Problem-based learning (PBL) in medical education has been characterized as the most significant educational innovation of the past 35 years (Lim 2012). It is defined as “an instructional (and curricular) learning, student-centered approach that empowers learners to conduct research and students to develop a collaborative spirit.” PBL is a peer tutoring activity and a very effective learning technique by which students undergo brainstorming, and integrate and retain theory and practice in the application of knowledge and skills, to develop a viable solution to a defined problem. It instills many different kinds of skills, such as problem-solving and argumentation rules. A limitation of the method is that student contact hours are four times greater for educators in a PBL curriculum than for educators in a traditional curriculum, thus, the economic viability of problem-based learning is a major concern (Hoidn and Karkkainen 2014). The implementation of evidence-based medicine (EBM), which as a concept developed from PBL, is rightly considered a revolution compared with classical empirical medical practice. Recent technological, scientific, and social developments are likely to transform EBM into precision medicine (Konig et al. 2017). The high-resolution, high-throughput data-generating technologies that continue to emerge facilitate the cost-eff ective generation of huge datasets (Cirilo and Valencia 2019), sophisticated new algorithms and methodologies, and high-capacity computation facilities, giving rise to medicine-based evidence (MBE). MBE is able to build and archive profiles that emerge from all known types of studies and data sources (Knottnerus and Dinant 1997).
what kind of medical education do we seek to deliver?

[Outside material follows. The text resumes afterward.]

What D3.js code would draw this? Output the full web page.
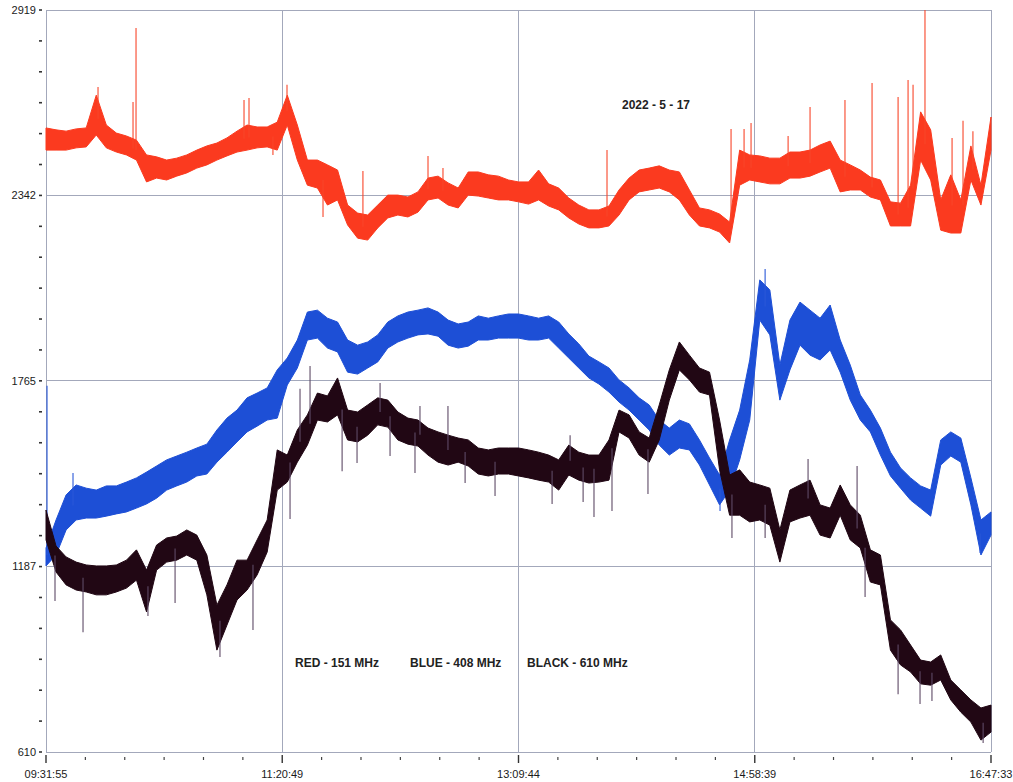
<!DOCTYPE html>
<html>
<head>
<meta charset="utf-8">
<script src="https://cdn.jsdelivr.net/npm/d3@7"></script>
<style>
  html, body { margin: 0; padding: 0; background: #ffffff; }
  svg { display: block; }
  text { font-family: "Liberation Sans", Arial, sans-serif; }
</style>
</head>
<body>
<svg id="chart" width="1013" height="782"></svg>
<script>
// ---------------- DATA ----------------
const timeStart = "09:31:55";
const timeEnd = "16:47:33";
const xTickLabels = ["09:31:55", "11:20:49", "13:09:44", "14:58:39", "16:47:33"];
const yTickValues = [610, 1187, 1765, 2342, 2919];
const dateLabel = "2022 - 5 - 17";
const legendLabels = ["RED - 151 MHz", "BLUE - 408 MHz", "BLACK - 610 MHz"];

// Band envelopes (upper / lower edge of the noisy trace), sampled evenly from start to end
const redHi = [2552,2546,2542,2549,2552,2654,2561,2536,2527,2514,
  2468,2462,2452,2458,2468,2483,2496,2505,2521,2542,
  2561,2555,2555,2570,2654,2561,2452,2452,2437,2421,
  2312,2287,2281,2312,2343,2343,2337,2353,2396,2402,
  2381,2365,2415,2415,2406,2402,2390,2384,2384,2421,
  2378,2365,2334,2312,2297,2297,2309,2359,2396,2421,
  2427,2434,2421,2415,2359,2303,2297,2284,2259,2483,
  2468,2465,2458,2458,2477,2477,2483,2499,2511,2452,
  2437,2421,2399,2390,2322,2318,2374,2602,2546,2328,
  2406,2328,2496,2374,2586];
const redLo = [2483,2483,2483,2490,2493,2530,2490,2477,2468,2452,
  2384,2396,2390,2402,2412,2427,2437,2452,2465,2477,
  2483,2490,2493,2483,2561,2452,2374,2365,2312,2328,
  2250,2209,2203,2241,2272,2281,2275,2290,2328,2334,
  2312,2303,2343,2340,2334,2328,2328,2322,2315,2328,
  2309,2297,2272,2253,2241,2241,2247,2281,2328,2353,
  2359,2365,2353,2328,2281,2247,2241,2228,2194,2374,
  2390,2384,2378,2378,2396,2396,2402,2415,2427,2353,
  2359,2359,2337,2328,2247,2247,2247,2452,2390,2234,
  2225,2225,2390,2312,2483];

const blueHi = [1245,1332,1410,1441,1431,1425,1438,1438,1450,1463,
  1481,1500,1519,1531,1543,1556,1568,1612,1649,1674,
  1712,1727,1743,1799,1836,1892,1979,1985,1960,1948,
  1892,1876,1886,1908,1948,1967,1979,1985,1992,1979,
  1954,1942,1948,1967,1960,1967,1973,1973,1967,1960,
  1967,1948,1911,1880,1842,1824,1805,1768,1743,1712,
  1690,1643,1618,1643,1631,1581,1525,1472,1581,1674,
  1830,2079,2048,1814,1954,2010,1985,1960,2001,1892,
  1814,1721,1674,1618,1543,1494,1463,1438,1425,1581,
  1606,1587,1463,1332,1357];
const blueLo = [1189,1223,1301,1332,1338,1338,1344,1351,1357,1369,
  1382,1400,1425,1438,1450,1469,1475,1512,1543,1575,
  1606,1624,1643,1649,1752,1805,1892,1898,1867,1855,
  1792,1786,1805,1824,1867,1886,1898,1908,1911,1904,
  1876,1867,1873,1892,1892,1898,1898,1898,1892,1892,
  1898,1867,1836,1805,1774,1755,1730,1699,1674,1643,
  1612,1565,1534,1556,1550,1503,1441,1379,1425,1519,
  1643,1954,1908,1705,1799,1876,1845,1830,1861,1792,
  1705,1643,1606,1534,1469,1431,1394,1369,1344,1503,
  1531,1512,1379,1223,1285];

const blackHi = [1363,1251,1217,1201,1192,1189,1189,1192,1207,1239,
  1176,1254,1276,1282,1301,1285,1223,1067,1130,1207,
  1207,1270,1332,1550,1534,1612,1659,1727,1718,1774,
  1674,1668,1690,1712,1705,1668,1649,1643,1618,1606,
  1596,1587,1581,1556,1550,1556,1556,1556,1550,1543,
  1534,1519,1565,1543,1534,1534,1581,1674,1659,1606,
  1587,1690,1799,1886,1845,1805,1792,1643,1472,1488,
  1450,1441,1431,1301,1425,1441,1456,1379,1369,1441,
  1379,1347,1239,1223,1021,990,943,896,890,912,
  834,803,772,747,756];
const blackLo = [1270,1170,1130,1114,1108,1099,1099,1108,1120,1145,
  1046,1176,1201,1207,1223,1207,1099,927,1005,1083,
  1114,1161,1232,1425,1450,1512,1565,1643,1637,1659,
  1581,1575,1596,1628,1621,1581,1568,1562,1534,1512,
  1503,1512,1500,1475,1469,1475,1475,1469,1463,1456,
  1450,1425,1472,1456,1447,1450,1456,1606,1587,1534,
  1512,1581,1705,1799,1768,1730,1721,1488,1347,1347,
  1326,1332,1316,1201,1326,1338,1347,1285,1276,1347,
  1270,1245,1139,1130,927,881,859,822,818,834,
  772,734,703,647,672];

// Isolated spikes: [time, peak value]
const redSpikes = [["09:55:54",2679],["10:12:02",2633],["10:13:25",2863],["11:03:12",2639],
  ["11:05:30",2645],["11:16:32",2468],["11:23:01",2686],["11:39:37",2275],["11:58:01",2418],
  ["12:28:01",2465],["12:34:55",2427],["13:50:32",2483],["14:47:43",2549],["14:53:43",2549],
  ["14:56:56",2567],["15:14:01",2527],["15:24:08",2617],["15:40:14",2639],["15:52:43",2692],
  ["16:04:43",2648],["16:09:19",2701],["16:11:37",2686],["16:17:07",2919],["16:29:36",2521],
  ["16:34:39",2574],["16:39:13",2542]];
const blueSpikes = [["09:32:23",1750],["09:44:22",1478],["14:42:38",1360],["15:03:25",2113],
  ["16:42:31",1229]];
const blackSpikes = [["09:36:04",1080],["09:48:59",983],["10:18:55",1033],["10:31:25",1074],
  ["10:52:07",906],["11:07:20",990],["11:24:25",1335],["11:29:01",1740],["11:33:38",1811],
  ["11:48:25",1484],["11:55:18",1509],["12:05:55",1758],["12:10:31",1531],["12:22:01",1478],
  ["12:24:19",1687],["12:37:13",1687],["12:45:07",1447],["12:58:55",1407],["13:25:13",1382],
  ["13:33:31",1596],["13:39:31",1388],["13:44:32",1341],["13:52:50",1360],["14:09:25",1413],
  ["14:48:08",1276],["15:03:25",1276],["15:23:13",1522],["15:45:49",1500],["15:49:30",1092],
  ["16:04:43",790],["16:14:50",759],["16:20:20",769],["16:43:55",638]];

// ---------------- DRAW ----------------
const parseT = s => { const p = s.split(":").map(Number); return p[0]*3600 + p[1]*60 + p[2]; };
const t0 = parseT(timeStart), t1 = parseT(timeEnd);

const svg = d3.select("#chart");
const L = 46, R = 991, T = 10, B = 752;
const x = d3.scaleLinear().domain([t0, t1]).range([L, R]);
const y = d3.scaleLinear().domain([yTickValues[0], yTickValues[yTickValues.length-1]]).range([B, T]);

const gridColor = "#a3a8bb";
// grid + frame
const xMajor = xTickLabels.map(parseT);
svg.append("g").selectAll("line").data(yTickValues).join("line")
  .attr("x1", L).attr("x2", R).attr("y1", d => y(d)).attr("y2", d => y(d))
  .attr("stroke", gridColor).attr("stroke-width", 1).attr("shape-rendering", "crispEdges");
svg.append("g").selectAll("line").data(xMajor).join("line")
  .attr("y1", T).attr("y2", B).attr("x1", d => x(d)).attr("x2", d => x(d))
  .attr("stroke", gridColor).attr("stroke-width", 1).attr("shape-rendering", "crispEdges");

// y ticks (major + 5 minor between)
const yMinor = [];
for (let i = 0; i < yTickValues.length - 1; i++) {
  for (let k = 0; k < 6; k++) yMinor.push(yTickValues[i] + (yTickValues[i+1]-yTickValues[i]) * k / 6);
}
yMinor.push(yTickValues[yTickValues.length-1]);
svg.append("g").selectAll("line").data(yMinor).join("line")
  .attr("x1", 39).attr("x2", 42).attr("y1", d => y(d)).attr("y2", d => y(d))
  .attr("stroke", "#333").attr("stroke-width", 1.6);
svg.append("g").selectAll("text").data(yTickValues).join("text")
  .attr("x", 36).attr("y", d => y(d)).attr("dy", "0.35em")
  .attr("text-anchor", "end").attr("font-size", 11).attr("fill", "#1a1a1a")
  .text(d => d);

// x ticks
const xMinor = [];
for (let i = 0; i < xMajor.length - 1; i++) {
  for (let k = 1; k < 6; k++) xMinor.push(xMajor[i] + (xMajor[i+1]-xMajor[i]) * k / 6);
}
svg.append("g").selectAll("line").data(xMinor).join("line")
  .attr("x1", d => x(d)).attr("x2", d => x(d)).attr("y1", 757).attr("y2", 760)
  .attr("stroke", "#444").attr("stroke-width", 1.2);
svg.append("g").selectAll("line").data(xMajor).join("line")
  .attr("x1", d => x(d)).attr("x2", d => x(d)).attr("y1", 755).attr("y2", 763)
  .attr("stroke", "#333").attr("stroke-width", 1.4);
svg.append("g").selectAll("text").data(xTickLabels).join("text")
  .attr("x", d => x(parseT(d))).attr("y", 778)
  .attr("text-anchor", "middle").attr("font-size", 11).attr("fill", "#1a1a1a")
  .text(d => d);

// series
function sampleTimes(n) { return d3.range(n).map(i => t0 + (t1 - t0) * i / (n - 1)); }
function drawSeries(hi, lo, spikes, color, spikeColor) {
  const ts = sampleTimes(hi.length);
  const rows = ts.map((t, i) => ({ t, hi: hi[i], lo: lo[i] }));
  const area = d3.area().x(d => x(d.t)).y0(d => y(d.lo)).y1(d => y(d.hi));
  svg.append("path").datum(rows).attr("d", area)
    .attr("fill", color).attr("stroke", color).attr("stroke-width", 1).attr("stroke-linejoin", "bevel");
  const midAt = t => {
    const i = Math.max(1, Math.min(ts.length - 1, d3.bisectLeft(ts, t)));
    const a = rows[i-1], b = rows[i];
    const f = (t - a.t) / (b.t - a.t);
    return ((a.hi + a.lo) / 2) * (1 - f) + ((b.hi + b.lo) / 2) * f;
  };
  svg.append("g").selectAll("line").data(spikes).join("line")
    .attr("x1", d => x(parseT(d[0]))).attr("x2", d => x(parseT(d[0])))
    .attr("y1", d => y(midAt(parseT(d[0])))).attr("y2", d => y(d[1]))
    .attr("stroke", spikeColor).attr("stroke-width", 1.1);
}
drawSeries(redHi, redLo, redSpikes, "#fb3a1f", "#f8462a");
drawSeries(blueHi, blueLo, blueSpikes, "#1d4fd6", "#2a58d8");
drawSeries(blackHi, blackLo, blackSpikes, "#210714", "#5e4a66");

// annotations
svg.append("text").attr("x", 622).attr("y", 109).attr("font-size", 12).attr("font-weight", "bold")
  .attr("fill", "#222").text(dateLabel);
const legendX = [295, 410, 527];
svg.append("g").selectAll("text").data(legendLabels).join("text")
  .attr("x", (d, i) => legendX[i]).attr("y", 667)
  .attr("font-size", 12).attr("font-weight", "bold").attr("fill", "#222")
  .text(d => d);
</script>
</body>
</html>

Appreciating the miracles of technology is one thing; making appropriate use of them is another. A key component of contemporary innovation in medical education is undoubtedly delivered via technology, but the educator still has to play the key role of deciding how to use it appropriately in order to enhance medical students’ critical thinking and problem-solving skills, and not to substitute him/herself as a teacher. In view of this fact, the question is, “What kind of medical education do we seek to deliver?” In essence, this could be rephrased as, “What kind of doctors do we need?”
Technology already plays a huge role in delivering everyday healthcare, but it should be kept in mind that using it effectively should neither undermine the doctor-patient relationship (Chipidza et al. 2015) nor compromise the patient’s right to life-saving and cost-effective care. In this respect, although e-learning offers immense opportunity for high-quality and universally standardized medical training, it will never be able to replace all aspects of real-life, experience-based learning gained with respect to the patient.
The Future Physicians' Responsibilities
Future Physicians skills:
The clinician of the future works in a system that is dependent on digital
technology, and positively transformed as a result. Day to day, most of their
consultations are virtual, and they use interoperable digital health software
to manage patient communication, maintain patient records and help them
make clinical decisions. They have all the data they need at their fingertips,
and technology that uses artificial intelligence to highlight the most relevant
information. Although they need to keep up with fast-changing tech, the clinician
of the future has time for professional development and to build confidence in
new digital approaches, including through developing empathy in a digital setting.